In any story we use a process called closure. Closure means recognizing the pattern of information being shown or described to us in bits and pieces, and completing the pattern in our minds.
In spoken word or a written narrative, we are operating at a high level of closure as we are filling in all the pictures suggested by a text or words from images and memories in our brains. If I start a story, "Once upon a midnight dreary..." you are likely to immediately fill in a mental image of a foreboding castle, rainstorms, ravens, the works. We need specific sensual details, shapes, smells, textures to be stated for us to fill in the picture in our mind.
Storytelling with images means consciously economizing language in relationship to the narrative that is provided by the juxtaposition of images. There are two tracks of meaning, the visual and the auditory, and we need to think about the degree of closure each provides in relation to the other. In a normal screenwriting process, the writer is conscious of the visual information as the context for the spoken dialogue or narration, and he or she writes into the visual backdrop of the scenes. If the writer and director do a good job, they will shoot just what is necessary to keep the story visually rich while moving forward, with only the minimum of dialogue and number of scenes necessary to allow us to envision the larger story.
However, we generally are working with projects where the images and scenes exist prior to the script, as in the family album. So the natural approach is to make a visual narrative, to line up the photos on a table, and then figure out what to say about the pictures. The advantage is that you can be very specific about what information you must fill in to make sense of the narrative. The disadvantage is that if there is too big of a gap for the audience to close between images, you are left with holes in your story that you have to invent pictures to fill. We have decided that there is no right or wrong way to compose in this situationscript first or image sequence first. Different people have intuitive skills in the visual or text modes.

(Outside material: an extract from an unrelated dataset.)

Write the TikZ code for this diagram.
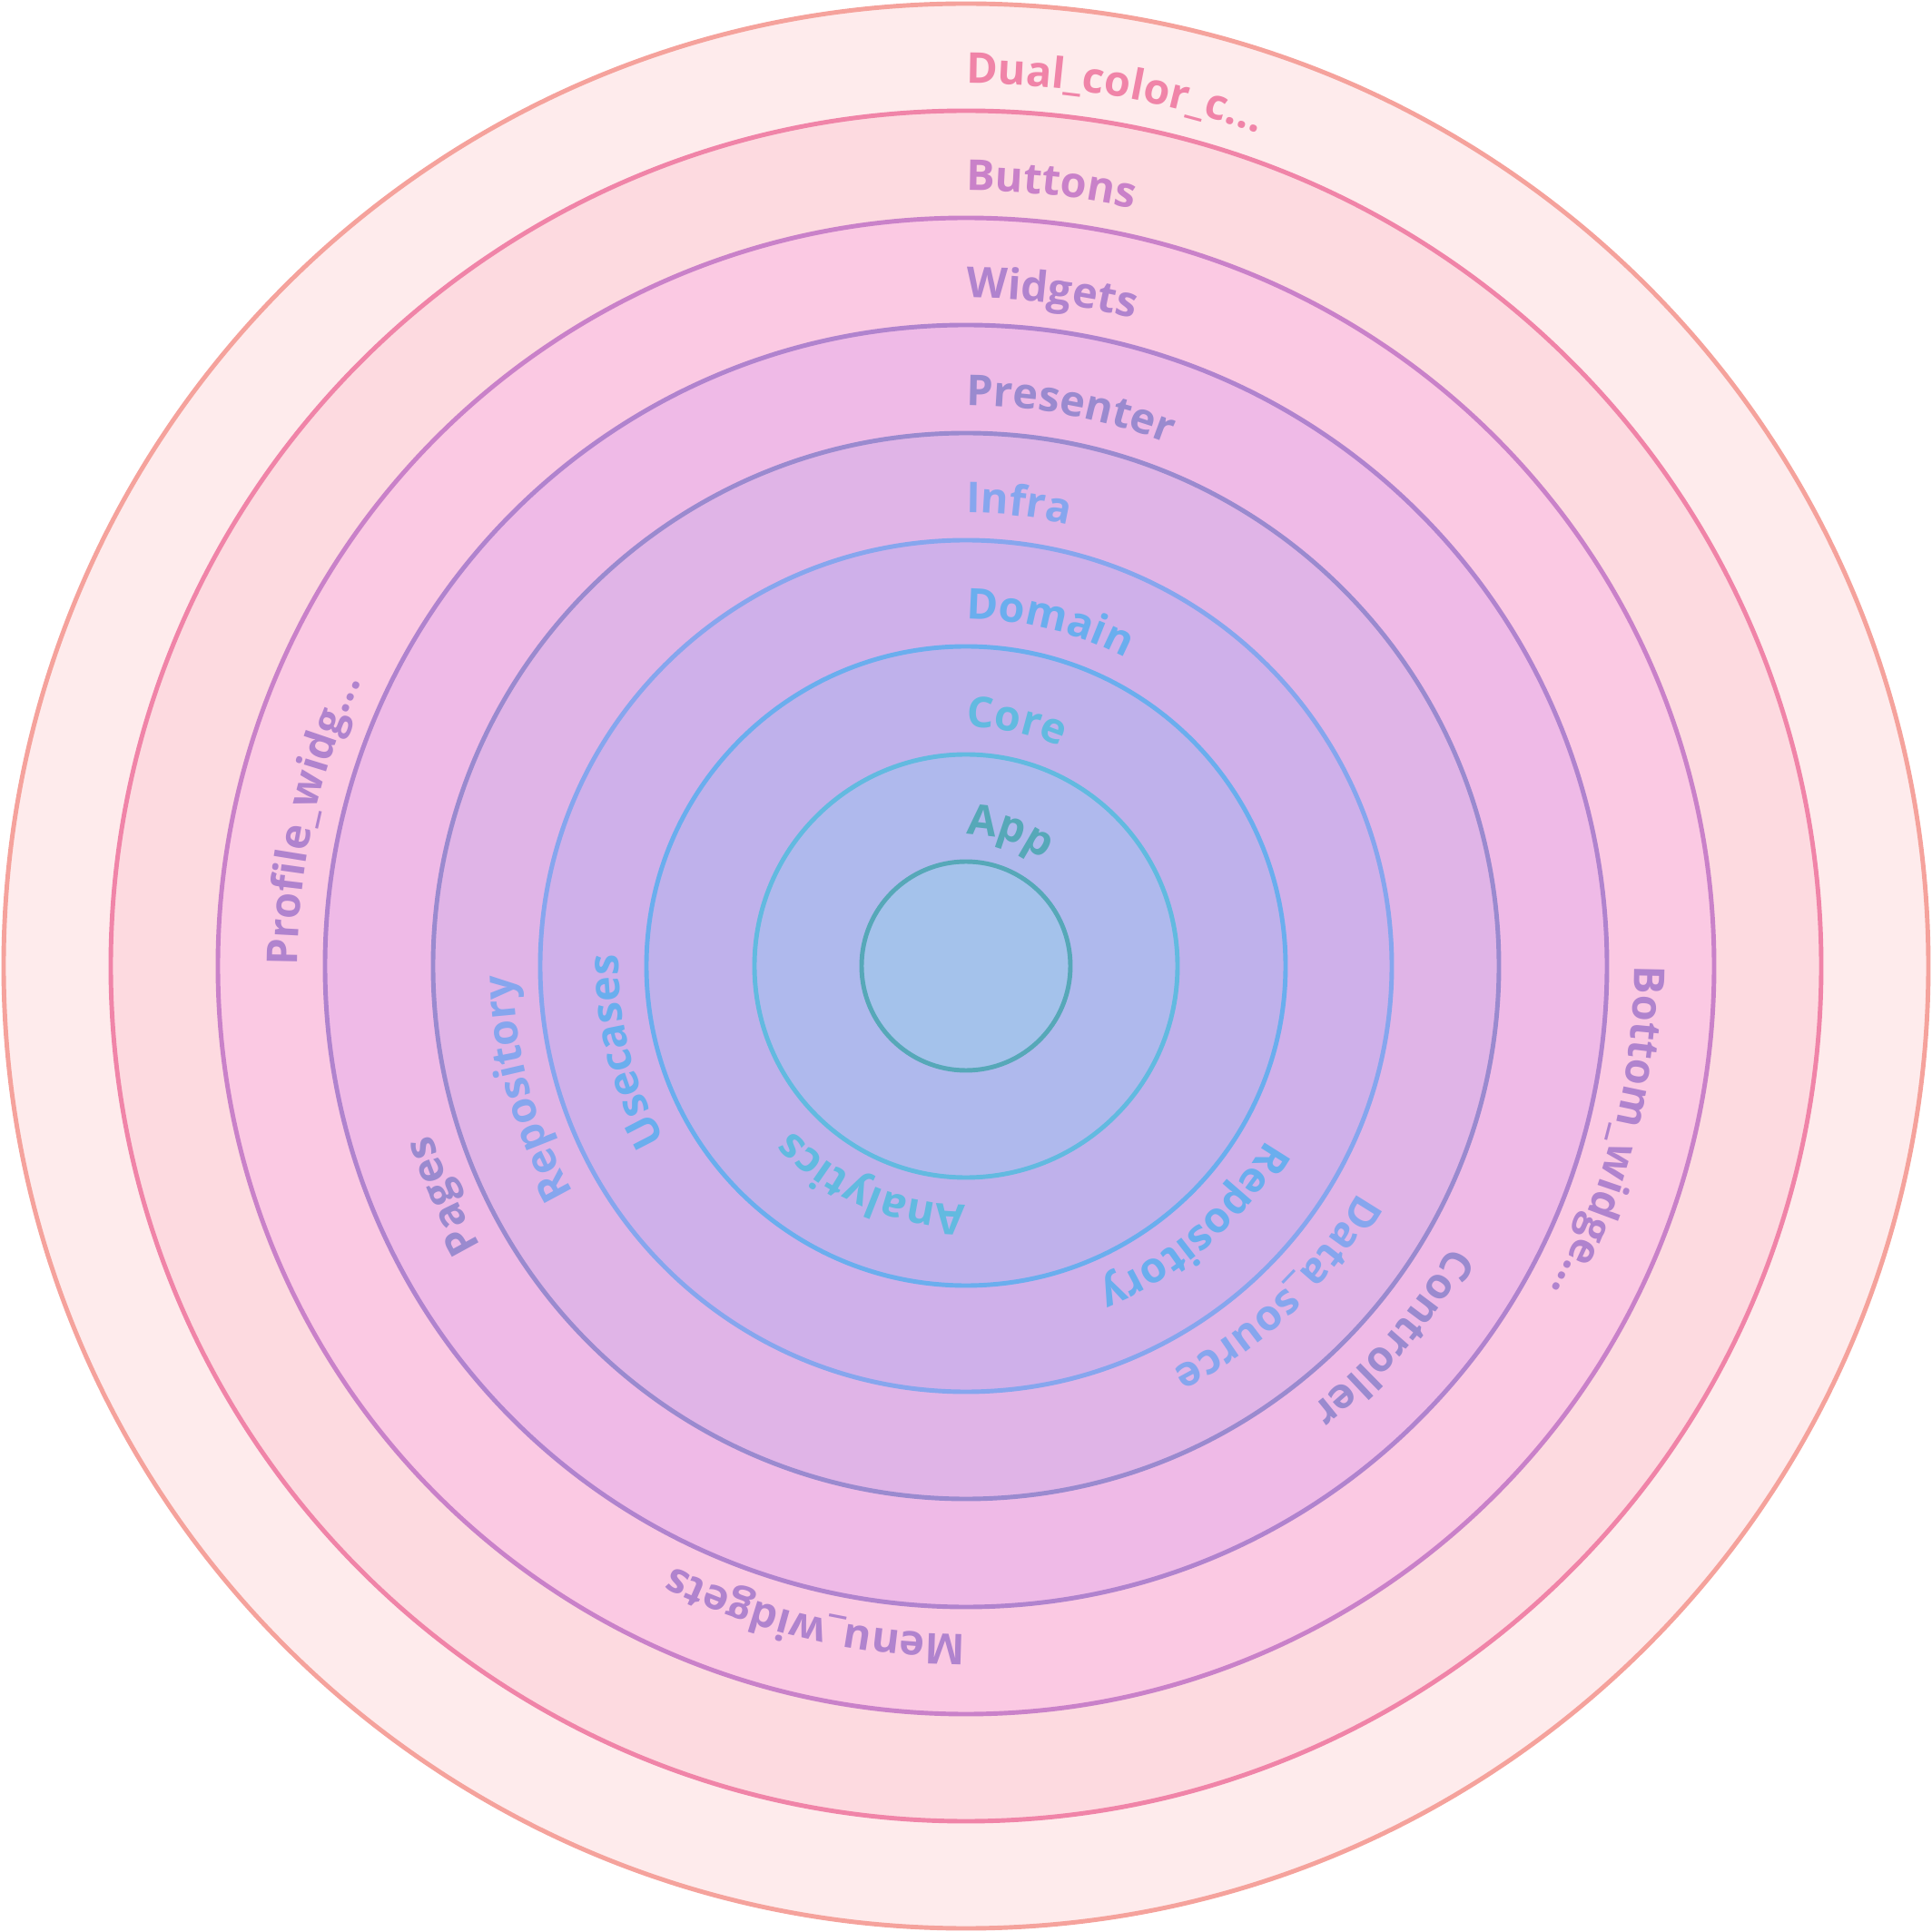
\documentclass[tikz,border=0pt]{standalone}
\usepackage{fontspec}
\setmainfont{Open Sans}
\usetikzlibrary{decorations.text}
\definecolor{fA}{HTML}{FEEBEC}\definecolor{sA}{HTML}{F5A29C}
\definecolor{fB}{HTML}{FDDAE0}\definecolor{sB}{HTML}{F084A8}
\definecolor{fC}{HTML}{FBC9E3}\definecolor{sC}{HTML}{C981C9}
\definecolor{fD}{HTML}{EFBAE7}\definecolor{sD}{HTML}{B083CE}
\definecolor{fE}{HTML}{E0B4E7}\definecolor{sE}{HTML}{9A8ACF}
\definecolor{fF}{HTML}{CFB0EA}\definecolor{sF}{HTML}{86A6EE}
\definecolor{fG}{HTML}{BFB1EB}\definecolor{sG}{HTML}{6AAEEE}
\definecolor{fH}{HTML}{AFB9ED}\definecolor{sH}{HTML}{62BAE0}
\definecolor{fI}{HTML}{A4C2EB}\definecolor{sI}{HTML}{56A8B8}
\newcommand\lblfont{\bfseries\fontsize{13.3}{16}\selectfont}
\newcommand\arclabel[4]{%
  \path[decorate,decoration={text along path,text color=#3,
    text={|\lblfont|#4}}] (#2:#1) arc[start angle=#2,end angle={#2-359},radius=#1];}
\tikzset{ring/.style={line width=1.4pt}}
\begin{document}
\begin{tikzpicture}
\useasboundingbox (-10.64,-10.64) rectangle (10.64,10.64);
\draw[ring,fill=fA,draw=sA] (0,0) circle[radius=10.60];
\draw[ring,fill=fB,draw=sB] (0,0) circle[radius=9.42];
\draw[ring,fill=fC,draw=sC] (0,0) circle[radius=8.24];
\draw[ring,fill=fD,draw=sD] (0,0) circle[radius=7.06];
\draw[ring,fill=fE,draw=sE] (0,0) circle[radius=5.87];
\draw[ring,fill=fF,draw=sF] (0,0) circle[radius=4.69];
\draw[ring,fill=fG,draw=sG] (0,0) circle[radius=3.52];
\draw[ring,fill=fH,draw=sH] (0,0) circle[radius=2.33];
\draw[ring,fill=fI,draw=sI] (0,0) circle[radius=1.15];
% labels
\arclabel{9.72}{90}{sB}{Dual{\_}color{\_}c...}
\arclabel{8.54}{90}{sC}{Buttons}
\arclabel{7.36}{90}{sD}{Widgets}
\arclabel{7.36}{0}{sD}{Bottom{\_}widge...}
\arclabel{7.36}{-90}{sD}{Menu{\_}widgets}
\arclabel{7.36}{180}{sD}{Profile{\_}widg...}
\arclabel{6.17}{90}{sE}{Presenter}
\arclabel{6.17}{-30}{sE}{Controller}
\arclabel{6.17}{210}{sE}{Pages}
\arclabel{4.99}{90}{sF}{Infra}
\arclabel{4.99}{-30}{sF}{Data{\_}source}
\arclabel{4.99}{210}{sF}{Repository}
\arclabel{3.82}{90}{sG}{Domain}
\arclabel{3.82}{-30}{sG}{Repository}
\arclabel{3.82}{210}{sG}{Usecases}
\arclabel{2.63}{90}{sH}{Core}
\arclabel{2.63}{-90}{sH}{Analytics}
\arclabel{1.45}{90}{sI}{App}
\end{tikzpicture}
\end{document}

Economy is generally the largest problem with telling a story. Most people do not realize that the story they have to tell can be effectively illustrated with a small number of images and video, and a relatively short text. We purposely put limitations on the number of images and video clips our students use. We also suggest that, if they are starting with a script, they create a storyboard with their material and look at every possible way to edit their words prior to beginning the production process.